Lubango, em Angola, o meu caso pessoal de contacto com pessoas com albinismo (Rafael Torres)
Interrompo o relato mais científico do albinismo enquanto condição genética e de vulnerabilidade social, para reportar a realidade de uma visita de 9 dias a Angola, em abril deste ano (Figura 2). Ao falar com pessoas que vivem com albinismo, nos municípios do Lubango e da Humpata, e tendo já conhecimento de alguns aspetos, pude perceber algumas das dificuldades que enfrentam diariamente. Desde a luta para obter cuidados médicos adequados até à simples compra de protetor solar (desproporcionalmente caros), cada obstáculo é uma batalha. A comunidade com albinismo é uma comunidade que vive em insegurança, marginalizada, com dificuldades em olhar os outros nos olhos, mas que tem de ser ajudada, atendida, com cuidados adicionais. Embora tenha conhecido pessoas capazes de verbalizar e descrever as dificuldades que enfrentam, também encontrei outras que, seja por trauma ou problemas de socialização, não conseguiam expressar o que sentiam.
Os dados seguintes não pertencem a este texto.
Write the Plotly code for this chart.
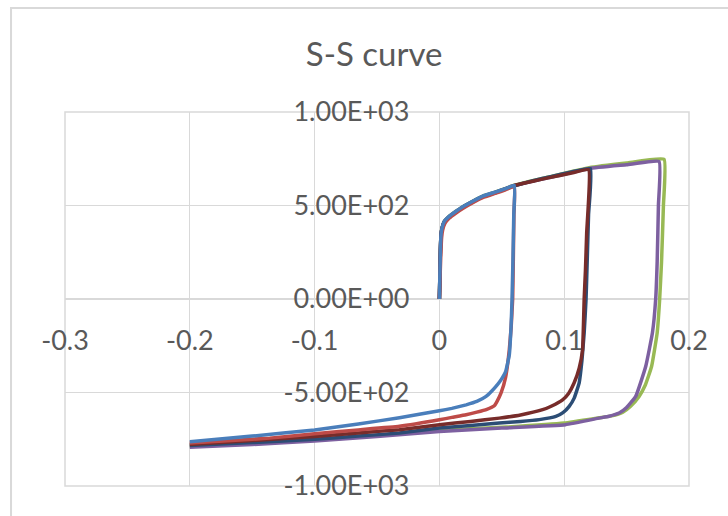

Ver crianças com feridas causadas pelo sol e sentir a aspereza da pele de alguém da minha idade durante um simples aperto de mão são experiências que me fizeram perceber a realidade desafiadora que enfrentam. Esses encontros pessoais destacaram não apenas as questões médicas, mas também os mitos e desafios sociais que cercam o albinismo. Foi possível perceber que por trás do tratamento desigual e até inumano, está a crença de que as pessoas que, de forma aleatória, herdaram dos dois pais genes causadores de albinismo, pela diferença no tom de pele, não pertencem à mesma etnia que os demais da comunidade em que nasceram. A realização de questionários simples é um desafio devido à pouca alfabetização destas comunidades, agravando-se a própria baixa auto-estima dos inquiridos. Ficou claro que, apesar da criação de instituições de apoio, é necessário realizar um trabalho adicional, até nas instituições, para efetivamente transformar a desafiadora condição enfrentada por centenas de milhares de pessoas, em Angola, de forma particular e em África, de forma geral, devido ao albinismo. Este esforço tem de procurar reverter a perceção negativa associada à condição, melhorando a vida das pessoas e a sua inclusão na sociedade.
Figura 1 – Taxa de Casamentos Consanguíneos, por país (para países a cinzento não há dados). Retirado de worldpopulationreview.com
Figura 2 – Investigadores Rafael Torres e Janaína Gonçalves (lado direito) em conversa com portadores de albinismo no Tchivinguiro, Huíla, Angola.